The proposal called upon Walmart to “publish a report on the potential risks and costs to the company of state policies that restrict reproductive healthcare…” Reproductive health care being a common euphemism for abortion. The call for a study of risks is a standard form used by activists to influence companies in their preferred direction. There is a precedent of the SEC upholding proposals of this format as appropriate topics for shareholder votes.
The proposal reads in full:
“RESOLVED: Shareholders request that Walmart Board of Directors issue a public report prior to December 31, 2022, omitting confidential and privileged information and at a reasonable expense, detailing any known and any potential risks and costs to the Company caused by enacted or proposed state policies severely restricting reproductive rights, and detailing any strategies beyond litigation and legal compliance that the Company may deploy to minimize or mitigate these risks.”

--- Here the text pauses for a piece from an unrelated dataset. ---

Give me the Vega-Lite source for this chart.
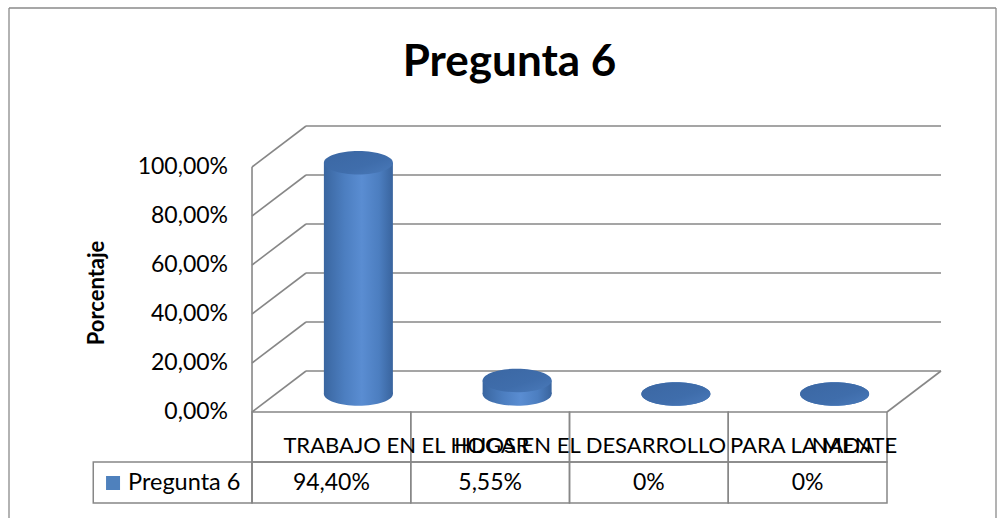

Another standard tactic is to call upon companies to study the “risk” of whatever social policy the activist opposes, without also calling for a study of the benefits of that policy. For example: abortion kills future customers. Pro-choice groups which have proposed ballot items like this do not propose that the companies study the negative business effects of abortion-on-demand, which are considerable and increasingly obvious during a time of when the population is rapidly aging, social security and pension plans are strained, and there is a labor shortage. Also left out of the equation is any reference to the risk of backlash from the public or from workers for injecting itself into a highly contentious political debate. Public backlash is clearly growing against CEOs swerving out of their lane and into politics, with strong majorities of both Democrats and Republicans opposing such incursions into hot-button issues.
The proposal suggested that Walmart might have trouble recruiting workers in Arkansas should Roe v. Wade be reversed and abortion outlawed, though no argument was offered regarding the alleged connection between pro-life policies and a worker shortage in the bargain retail sector. The proposal calls upon the company to speak to the issues of “any effects on employee hiring, retention, and productivity, and decisions regarding closure or expansion of operations in states proposing or enacting restrictive laws and strategies such as any public policy advocacy by the company, related political contributions policies, and human resources or educational strategies.” This amounts to a suggestion that the company threaten to punish states by closing (or not expanding) business in those states, a tactic which has been used effectively against states which passed religious freedom laws at odds with the desire of the LGBTQ lobby. And clearly the proposal is targeting support for pro-life politicians via the proxy process, which is also a common tactic from left-of-center groups.
T.J. Maxx had a similar abortion related proposal on the ballot on June 7th, put forth by a different group of activists. It was also defeated.